[Start]
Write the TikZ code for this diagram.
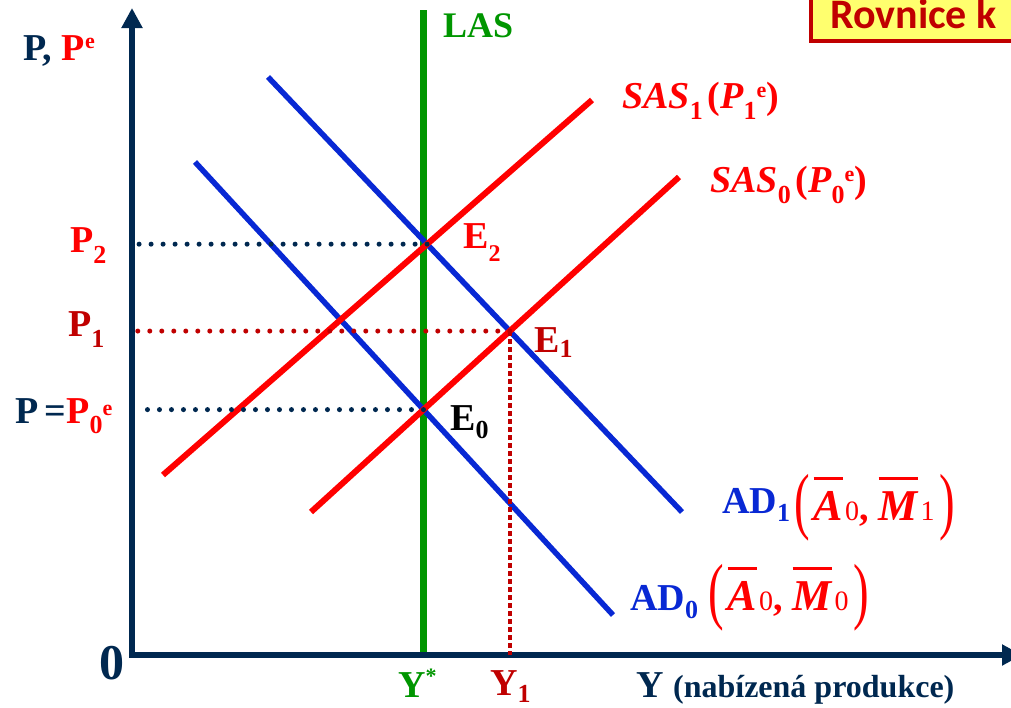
\documentclass[tikz,border=0pt]{standalone}
\usepackage{fontspec}
\setmainfont{Liberation Serif}
\newfontfamily\boxfont{Carlito}
\usepackage{graphicx}
\usetikzlibrary{arrows.meta,intersections}
\definecolor{navy}{RGB}{0,40,80}
\definecolor{adblue}{RGB}{8,40,212}
\definecolor{dred}{RGB}{192,0,0}
\definecolor{lasgreen}{RGB}{0,150,0}
\definecolor{boxyellow}{RGB}{255,255,110}
\newcommand\fsz[1]{\fontsize{#1}{#1}\selectfont}
\newcommand\lo[2][10]{\raisebox{-#1pt}{\fsz{26}#2}}
\newcommand\hi[2][12]{\raisebox{#1pt}{\fsz{22}#2}}
\newcommand\ovl[1]{\vbox{\hrule height 3pt\kern 11pt\hbox{#1}}}
\newcommand\bp[1]{\raisebox{-5pt}{\scalebox{1.3}[2.05]{\mdseries\upshape\fsz{36}#1}}}
\newcommand\sm[1]{{\mdseries\upshape\fsz{28}#1}}
\begin{document}
\begin{tikzpicture}[x=1pt,y=-1pt,
  axis/.style={navy, line width=6.5, line join=miter},
  adline/.style={adblue, line width=5.5},
  sasline/.style={red, line width=6},
  lasline/.style={lasgreen, line width=6.5},
  dotnavy/.style={navy, line width=5, line cap=round, dash pattern=on 0pt off 12pt},
  dotred/.style={dred, line width=5, line cap=round, dash pattern=on 0pt off 12pt},
  dotvert/.style={dred, line width=4.5, dash pattern=on 5pt off 3pt},
  lbl/.style={inner sep=0, anchor=base west, font=\bfseries\fsz{38}}]
\useasboundingbox (0,0) rectangle (1011,707);
\clip (0,0) rectangle (1011,707);
\fill[white] (0,0) rectangle (1011,707);
% title box
\draw[dred, line width=4.5, fill=boxyellow] (811,-10) rectangle (1030,41);
\node[anchor=base west, text=dred, font=\boxfont\bfseries\fsz{42}, inner sep=0] (title) at (830,28) {Rovnice k};
% coordinates
\coordinate (O) at (132,655);
\coordinate (ytop) at (132,8);
\coordinate (xend) at (1022,655);
\coordinate (top) at (0,10);
\coordinate (axn) at (137,0);
\coordinate (axr) at (128,0);
% curves (paths only, for intersections)
\path[name path=ad0] (195,162) -- (613,615);
\path[name path=ad1] (268,77) -- (682,512);
\path[name path=sas0] (311,512) -- (679,177);
\path[name path=sas1] (163,475) -- (592,100);
\path[name intersections={of=ad0 and sas0, by=E0}];
\path[name intersections={of=ad1 and sas1, by=E2}];
\path[name intersections={of=ad1 and sas0, by=E1}];
% LAS
\draw[lasline] (E0 |- top) -- (E0 |- O);
% AD and SAS lines
\draw[adline] (195,162) -- (613,615);
\draw[adline] (268,77) -- (682,512);
\draw[sasline] (311,512) -- (679,177);
\draw[sasline] (163,475) -- (592,100);
% axes
\draw[axis, {Triangle[length=20pt,width=20pt]}-{Triangle[length=20pt,width=20pt]}] (ytop) |- (xend);
% dotted guides
\draw[dotnavy] (E2) -- (E2 -| axn);
\draw[dotnavy] (E0) -- (E0 -| axn);
\draw[dotred] (E1) -- (E1 -| axr);
\draw[dotvert] (E1) -- (E1 |- O);
% labels
\node[lbl] (plbl) at (23,60) {\color{navy}P, \color{red}P\hi[12]{e}};
\node[lbl, lasgreen, font=\bfseries\fsz{36}] (laslbl) at (443,37) {LAS};
\node[lbl, red] (sas1lbl) at (622,108) {\itshape SAS\upshape\lo[11]{1}\hspace{5pt}(\itshape P\upshape\lo[11]{1}\hi[11]{e})};
\node[lbl, red] (sas0lbl) at (710,192) {\itshape SAS\upshape\lo[11]{0}\hspace{5pt}(\itshape P\upshape\lo[11]{0}\hi[11]{e})};
\node[lbl, red] (p2lbl) at (70,252) {P\lo[11]{2}};
\node[lbl, dred] (p1lbl) at (68,336) {P\lo[11]{1}};
\node[lbl] (p0lbl) at (15,423) {\color{navy}P\,=\color{red}P\lo[10]{0}\hi[8]{e}};
\node[lbl, red] (e2lbl) at (463,248) {E\lo[13]{\fsz{24}2}};
\node[lbl, dred] (e1lbl) at (534,352) {E\lo[5]{1}};
\node[lbl, black] (e0lbl) at (450,430) {E\lo[8]{0}};
\node[lbl, lasgreen] (ystar) at (398,697) {Y\hi[14]{*}};
\node[lbl, dred] (y1lbl) at (490,695) {Y\lo[7]{1}};
\node[lbl, navy] (ylbl) at (636,697) {Y \fsz{32}(nabízená produkce)};
\node[lbl, navy] (zero) at (99,679) {\fsz{50}0};
\node[lbl] (ad1lbl) at (722,520) {\raisebox{7pt}{\color{adblue}AD\lo[8]{1}}\hspace{4pt}\color{red}\bp{(}\hspace{4pt}\ovl{\fsz{44}\itshape A}\hspace{2pt}\sm{0},\hspace{10pt}\ovl{\fsz{44}\itshape M}\hspace{3pt}\sm{1}\hspace{5pt}\bp{)}};
\node[lbl] (ad0lbl) at (630,610) {\color{adblue}AD\lo[8]{0}\hspace{10pt}\color{red}\bp{(}\hspace{4pt}\ovl{\fsz{44}\itshape A}\hspace{2pt}\sm{0},\hspace{10pt}\ovl{\fsz{44}\itshape M}\hspace{3pt}\sm{0}\hspace{5pt}\bp{)}};
\end{tikzpicture}
\end{document}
[End]
▶ WHAT NEEDS TO BE DONE
Transcribe each line above verbatim, with the pictures left out.

▶ CORRECT RESPONSE
Write the TikZ code for this diagram.
\documentclass[tikz,border=0pt]{standalone}
\usepackage{fontspec}
\setmainfont{Liberation Serif}
\newfontfamily\boxfont{Carlito}
\usepackage{graphicx}
\usetikzlibrary{arrows.meta,intersections}
\definecolor{navy}{RGB}{0,40,80}
\definecolor{adblue}{RGB}{8,40,212}
\definecolor{dred}{RGB}{192,0,0}
\definecolor{lasgreen}{RGB}{0,150,0}
\definecolor{boxyellow}{RGB}{255,255,110}
\newcommand\fsz[1]{\fontsize{#1}{#1}\selectfont}
\newcommand\lo[2][10]{\raisebox{-#1pt}{\fsz{26}#2}}
\newcommand\hi[2][12]{\raisebox{#1pt}{\fsz{22}#2}}
\newcommand\ovl[1]{\vbox{\hrule height 3pt\kern 11pt\hbox{#1}}}
\newcommand\bp[1]{\raisebox{-5pt}{\scalebox{1.3}[2.05]{\mdseries\upshape\fsz{36}#1}}}
\newcommand\sm[1]{{\mdseries\upshape\fsz{28}#1}}
\begin{document}
\begin{tikzpicture}[x=1pt,y=-1pt,
  axis/.style={navy, line width=6.5, line join=miter},
  adline/.style={adblue, line width=5.5},
  sasline/.style={red, line width=6},
  lasline/.style={lasgreen, line width=6.5},
  dotnavy/.style={navy, line width=5, line cap=round, dash pattern=on 0pt off 12pt},
  dotred/.style={dred, line width=5, line cap=round, dash pattern=on 0pt off 12pt},
  dotvert/.style={dred, line width=4.5, dash pattern=on 5pt off 3pt},
  lbl/.style={inner sep=0, anchor=base west, font=\bfseries\fsz{38}}]
\useasboundingbox (0,0) rectangle (1011,707);
\clip (0,0) rectangle (1011,707);
\fill[white] (0,0) rectangle (1011,707);
% title box
\draw[dred, line width=4.5, fill=boxyellow] (811,-10) rectangle (1030,41);
\node[anchor=base west, text=dred, font=\boxfont\bfseries\fsz{42}, inner sep=0] (title) at (830,28) {Rovnice k};
% coordinates
\coordinate (O) at (132,655);
\coordinate (ytop) at (132,8);
\coordinate (xend) at (1022,655);
\coordinate (top) at (0,10);
\coordinate (axn) at (137,0);
\coordinate (axr) at (128,0);
% curves (paths only, for intersections)
\path[name path=ad0] (195,162) -- (613,615);
\path[name path=ad1] (268,77) -- (682,512);
\path[name path=sas0] (311,512) -- (679,177);
\path[name path=sas1] (163,475) -- (592,100);
\path[name intersections={of=ad0 and sas0, by=E0}];
\path[name intersections={of=ad1 and sas1, by=E2}];
\path[name intersections={of=ad1 and sas0, by=E1}];
% LAS
\draw[lasline] (E0 |- top) -- (E0 |- O);
% AD and SAS lines
\draw[adline] (195,162) -- (613,615);
\draw[adline] (268,77) -- (682,512);
\draw[sasline] (311,512) -- (679,177);
\draw[sasline] (163,475) -- (592,100);
% axes
\draw[axis, {Triangle[length=20pt,width=20pt]}-{Triangle[length=20pt,width=20pt]}] (ytop) |- (xend);
% dotted guides
\draw[dotnavy] (E2) -- (E2 -| axn);
\draw[dotnavy] (E0) -- (E0 -| axn);
\draw[dotred] (E1) -- (E1 -| axr);
\draw[dotvert] (E1) -- (E1 |- O);
% labels
\node[lbl] (plbl) at (23,60) {\color{navy}P, \color{red}P\hi[12]{e}};
\node[lbl, lasgreen, font=\bfseries\fsz{36}] (laslbl) at (443,37) {LAS};
\node[lbl, red] (sas1lbl) at (622,108) {\itshape SAS\upshape\lo[11]{1}\hspace{5pt}(\itshape P\upshape\lo[11]{1}\hi[11]{e})};
\node[lbl, red] (sas0lbl) at (710,192) {\itshape SAS\upshape\lo[11]{0}\hspace{5pt}(\itshape P\upshape\lo[11]{0}\hi[11]{e})};
\node[lbl, red] (p2lbl) at (70,252) {P\lo[11]{2}};
\node[lbl, dred] (p1lbl) at (68,336) {P\lo[11]{1}};
\node[lbl] (p0lbl) at (15,423) {\color{navy}P\,=\color{red}P\lo[10]{0}\hi[8]{e}};
\node[lbl, red] (e2lbl) at (463,248) {E\lo[13]{\fsz{24}2}};
\node[lbl, dred] (e1lbl) at (534,352) {E\lo[5]{1}};
\node[lbl, black] (e0lbl) at (450,430) {E\lo[8]{0}};
\node[lbl, lasgreen] (ystar) at (398,697) {Y\hi[14]{*}};
\node[lbl, dred] (y1lbl) at (490,695) {Y\lo[7]{1}};
\node[lbl, navy] (ylbl) at (636,697) {Y \fsz{32}(nabízená produkce)};
\node[lbl, navy] (zero) at (99,679) {\fsz{50}0};
\node[lbl] (ad1lbl) at (722,520) {\raisebox{7pt}{\color{adblue}AD\lo[8]{1}}\hspace{4pt}\color{red}\bp{(}\hspace{4pt}\ovl{\fsz{44}\itshape A}\hspace{2pt}\sm{0},\hspace{10pt}\ovl{\fsz{44}\itshape M}\hspace{3pt}\sm{1}\hspace{5pt}\bp{)}};
\node[lbl] (ad0lbl) at (630,610) {\color{adblue}AD\lo[8]{0}\hspace{10pt}\color{red}\bp{(}\hspace{4pt}\ovl{\fsz{44}\itshape A}\hspace{2pt}\sm{0},\hspace{10pt}\ovl{\fsz{44}\itshape M}\hspace{3pt}\sm{0}\hspace{5pt}\bp{)}};
\end{tikzpicture}
\end{document}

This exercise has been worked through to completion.